僕は一度書くことを中断して、読書に専念することにした。
と言いつつも、読書は大の苦手だった。だから過去の書物や文献を漫画にした【まんがで読破】という本が僕の愛読書だった。
「この本の紹介ブログを書いてみよう」
僕は何の取り柄もなく、何も書くことがない。
だが、僕は1つだけ特技があった。それは要点をまとめて説明することだ。
たとえば、100〜1000文字ほどの文章を箇条書きにしてまとめたり、図解やイラストにして教えるのが得意だった。この要点をまとめる作業を不得意としている人が周りにとても多かったので、僕はこれを自分の特技だとあるとき気がついた。
それほど自慢できる特技ではないが、希少価値があるか無いかよりも、自分ができることを自分だけの分野でできたらいいなと思った。
僕は早速【まんがで読破】のレビュー記事を書いてみることにした。
この作業は実に骨が折れた。まず本を読み、あらすじを理解する。そして作者が何を言いたかったのかを読み取り、それらを文章化する。本の内容を少なくとも90%以上理解していないと書けない作業だ。何度も本を読み返しては何度も記事を書き直した。

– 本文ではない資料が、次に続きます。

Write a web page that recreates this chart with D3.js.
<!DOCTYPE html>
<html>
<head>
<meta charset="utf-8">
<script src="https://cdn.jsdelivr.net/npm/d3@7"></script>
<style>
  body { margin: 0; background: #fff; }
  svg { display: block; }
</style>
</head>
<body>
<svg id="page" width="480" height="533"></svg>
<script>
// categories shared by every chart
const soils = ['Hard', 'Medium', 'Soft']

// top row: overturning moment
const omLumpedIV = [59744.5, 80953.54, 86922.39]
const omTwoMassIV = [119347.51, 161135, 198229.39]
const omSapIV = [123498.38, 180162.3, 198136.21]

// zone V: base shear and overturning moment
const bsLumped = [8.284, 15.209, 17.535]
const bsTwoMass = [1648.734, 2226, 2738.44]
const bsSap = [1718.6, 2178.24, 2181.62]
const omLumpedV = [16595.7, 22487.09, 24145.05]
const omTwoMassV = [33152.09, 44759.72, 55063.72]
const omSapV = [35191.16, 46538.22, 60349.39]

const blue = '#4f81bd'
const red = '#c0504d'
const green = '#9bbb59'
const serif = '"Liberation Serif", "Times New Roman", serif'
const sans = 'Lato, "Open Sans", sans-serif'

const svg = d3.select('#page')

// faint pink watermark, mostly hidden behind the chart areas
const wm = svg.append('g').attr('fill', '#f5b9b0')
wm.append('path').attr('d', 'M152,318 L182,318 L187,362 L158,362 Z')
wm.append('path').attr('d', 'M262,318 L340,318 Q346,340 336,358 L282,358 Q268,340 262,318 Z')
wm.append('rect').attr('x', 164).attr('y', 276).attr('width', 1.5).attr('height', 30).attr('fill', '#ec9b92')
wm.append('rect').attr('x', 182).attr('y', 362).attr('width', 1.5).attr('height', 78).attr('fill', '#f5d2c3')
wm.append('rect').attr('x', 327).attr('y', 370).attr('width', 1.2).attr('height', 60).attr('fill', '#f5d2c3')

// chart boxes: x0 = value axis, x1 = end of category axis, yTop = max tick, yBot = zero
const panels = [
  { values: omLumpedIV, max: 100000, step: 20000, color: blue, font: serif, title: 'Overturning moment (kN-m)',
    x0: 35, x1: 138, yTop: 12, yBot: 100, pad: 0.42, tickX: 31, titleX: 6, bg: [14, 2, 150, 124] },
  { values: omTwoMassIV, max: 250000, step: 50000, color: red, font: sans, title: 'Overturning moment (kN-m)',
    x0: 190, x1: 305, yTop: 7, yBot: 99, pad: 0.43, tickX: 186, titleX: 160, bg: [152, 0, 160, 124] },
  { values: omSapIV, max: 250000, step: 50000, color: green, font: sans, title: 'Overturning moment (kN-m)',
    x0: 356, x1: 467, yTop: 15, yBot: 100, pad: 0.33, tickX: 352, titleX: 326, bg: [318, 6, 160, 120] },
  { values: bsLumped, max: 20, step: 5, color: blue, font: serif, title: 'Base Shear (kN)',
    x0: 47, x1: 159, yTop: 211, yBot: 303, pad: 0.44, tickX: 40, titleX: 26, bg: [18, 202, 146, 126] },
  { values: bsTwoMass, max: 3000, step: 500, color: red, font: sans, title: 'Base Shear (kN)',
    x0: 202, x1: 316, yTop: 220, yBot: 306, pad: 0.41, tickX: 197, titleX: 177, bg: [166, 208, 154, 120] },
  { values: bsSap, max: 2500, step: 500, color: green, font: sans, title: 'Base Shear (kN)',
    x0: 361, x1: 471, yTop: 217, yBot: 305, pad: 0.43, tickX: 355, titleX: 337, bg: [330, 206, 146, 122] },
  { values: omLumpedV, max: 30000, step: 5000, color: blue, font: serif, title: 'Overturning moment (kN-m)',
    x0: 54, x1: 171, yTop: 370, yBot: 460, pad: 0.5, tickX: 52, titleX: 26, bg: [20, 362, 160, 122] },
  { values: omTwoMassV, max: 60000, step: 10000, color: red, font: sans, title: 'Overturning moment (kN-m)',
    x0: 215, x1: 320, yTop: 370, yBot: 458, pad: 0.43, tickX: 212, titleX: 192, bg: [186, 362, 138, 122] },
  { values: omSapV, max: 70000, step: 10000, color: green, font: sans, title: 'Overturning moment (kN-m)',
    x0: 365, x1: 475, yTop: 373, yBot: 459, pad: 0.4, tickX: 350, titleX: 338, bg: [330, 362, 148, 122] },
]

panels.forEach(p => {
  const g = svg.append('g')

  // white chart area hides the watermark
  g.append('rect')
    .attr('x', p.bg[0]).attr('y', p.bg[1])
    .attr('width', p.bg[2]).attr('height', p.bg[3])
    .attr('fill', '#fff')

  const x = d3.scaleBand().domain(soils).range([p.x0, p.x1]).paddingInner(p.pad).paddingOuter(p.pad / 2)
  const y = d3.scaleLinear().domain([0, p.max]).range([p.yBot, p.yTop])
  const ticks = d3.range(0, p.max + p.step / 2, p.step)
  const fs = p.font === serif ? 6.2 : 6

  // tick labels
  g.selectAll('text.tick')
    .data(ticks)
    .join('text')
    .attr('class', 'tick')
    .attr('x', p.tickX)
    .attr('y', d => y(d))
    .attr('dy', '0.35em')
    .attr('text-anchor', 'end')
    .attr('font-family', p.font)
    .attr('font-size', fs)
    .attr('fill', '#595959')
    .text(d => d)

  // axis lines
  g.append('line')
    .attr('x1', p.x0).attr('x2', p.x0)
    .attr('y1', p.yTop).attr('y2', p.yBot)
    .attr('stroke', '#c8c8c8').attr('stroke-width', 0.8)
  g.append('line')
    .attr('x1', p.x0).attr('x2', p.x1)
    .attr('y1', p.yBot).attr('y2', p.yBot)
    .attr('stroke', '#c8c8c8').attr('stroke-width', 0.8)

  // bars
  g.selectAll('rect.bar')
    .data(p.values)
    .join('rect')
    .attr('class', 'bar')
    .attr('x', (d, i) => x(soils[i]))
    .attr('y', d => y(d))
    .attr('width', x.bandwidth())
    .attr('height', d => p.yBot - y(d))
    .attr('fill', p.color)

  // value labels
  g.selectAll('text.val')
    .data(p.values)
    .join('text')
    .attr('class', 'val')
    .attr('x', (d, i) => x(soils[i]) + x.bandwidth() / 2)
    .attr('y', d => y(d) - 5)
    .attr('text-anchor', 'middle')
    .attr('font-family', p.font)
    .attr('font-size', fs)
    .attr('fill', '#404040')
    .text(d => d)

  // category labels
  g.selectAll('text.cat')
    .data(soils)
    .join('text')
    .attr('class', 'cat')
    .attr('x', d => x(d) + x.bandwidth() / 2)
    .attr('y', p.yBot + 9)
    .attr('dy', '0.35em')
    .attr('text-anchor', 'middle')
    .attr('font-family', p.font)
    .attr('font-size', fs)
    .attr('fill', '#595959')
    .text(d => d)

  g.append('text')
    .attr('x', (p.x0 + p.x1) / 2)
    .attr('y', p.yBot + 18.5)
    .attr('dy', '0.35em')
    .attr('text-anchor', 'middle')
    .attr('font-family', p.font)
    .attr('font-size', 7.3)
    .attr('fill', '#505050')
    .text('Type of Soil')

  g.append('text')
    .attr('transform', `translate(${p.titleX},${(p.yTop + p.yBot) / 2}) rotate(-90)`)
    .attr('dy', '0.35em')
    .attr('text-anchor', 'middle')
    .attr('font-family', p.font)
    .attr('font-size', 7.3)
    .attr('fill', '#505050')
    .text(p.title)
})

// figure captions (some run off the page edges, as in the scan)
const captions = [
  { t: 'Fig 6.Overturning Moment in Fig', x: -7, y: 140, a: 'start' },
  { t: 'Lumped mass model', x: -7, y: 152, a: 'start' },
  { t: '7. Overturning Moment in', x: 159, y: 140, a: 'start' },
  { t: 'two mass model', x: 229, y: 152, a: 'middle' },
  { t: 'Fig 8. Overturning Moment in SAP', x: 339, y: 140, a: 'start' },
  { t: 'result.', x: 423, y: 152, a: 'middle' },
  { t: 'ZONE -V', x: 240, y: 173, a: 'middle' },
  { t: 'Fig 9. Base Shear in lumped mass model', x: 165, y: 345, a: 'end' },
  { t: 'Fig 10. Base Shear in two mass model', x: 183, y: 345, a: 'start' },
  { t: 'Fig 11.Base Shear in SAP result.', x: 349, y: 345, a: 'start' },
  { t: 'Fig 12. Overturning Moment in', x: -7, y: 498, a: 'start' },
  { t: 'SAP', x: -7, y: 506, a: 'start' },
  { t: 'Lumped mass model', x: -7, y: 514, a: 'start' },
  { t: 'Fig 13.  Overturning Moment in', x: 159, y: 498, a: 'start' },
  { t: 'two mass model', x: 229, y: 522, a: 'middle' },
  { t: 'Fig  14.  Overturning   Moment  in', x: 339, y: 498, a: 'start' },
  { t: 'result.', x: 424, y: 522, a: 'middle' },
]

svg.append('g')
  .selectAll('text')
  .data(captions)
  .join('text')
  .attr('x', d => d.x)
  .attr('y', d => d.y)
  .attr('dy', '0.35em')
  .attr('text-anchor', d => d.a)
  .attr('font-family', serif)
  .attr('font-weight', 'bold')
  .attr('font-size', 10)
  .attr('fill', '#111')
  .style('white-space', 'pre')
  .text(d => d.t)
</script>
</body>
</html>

アフィリエイトという、ブログで商品を売り収益を得る方法も知った。大手アフィリエイトの会社に登録して、アフィリエイトリンクを設置した。これによってブログ内に販売の画像が増えて、よりブログらしくなってきた。「売れてくれたらいいなぁ」と思った。
1年が過ぎ、1年半が過ぎた頃、記事の数は200近くになり、ブログは充実し始めた。
しかし、それでも僕のブログの閲覧者は月に300ほど。収益は0円がほとんど、あっても百円にも満たなかった。
またまた頭を抱えることになった。
「どうしたらいいんだろう、、、」
そういえば、あるインフルエンサーさんは「ブログに大事なことは有益性」と言っていた。確かにそうだ。ただ言いたいことだけを連ねるだけのブログに有益性は無い。
誰もが読みたいと思う記事は、読んで得するものでないといけない。たくさんの人に喜んでもらえるような記事を作らなければブログを書いている意味がない。
「仕事や生活の悩みを解決する記事を書いてみよう」と、僕は自分の考えをまとめた記事を書き始めた。
それは吉と成すのか凶と成すのか……まだまだ長い道のりが続きそうな気配が漂っていた。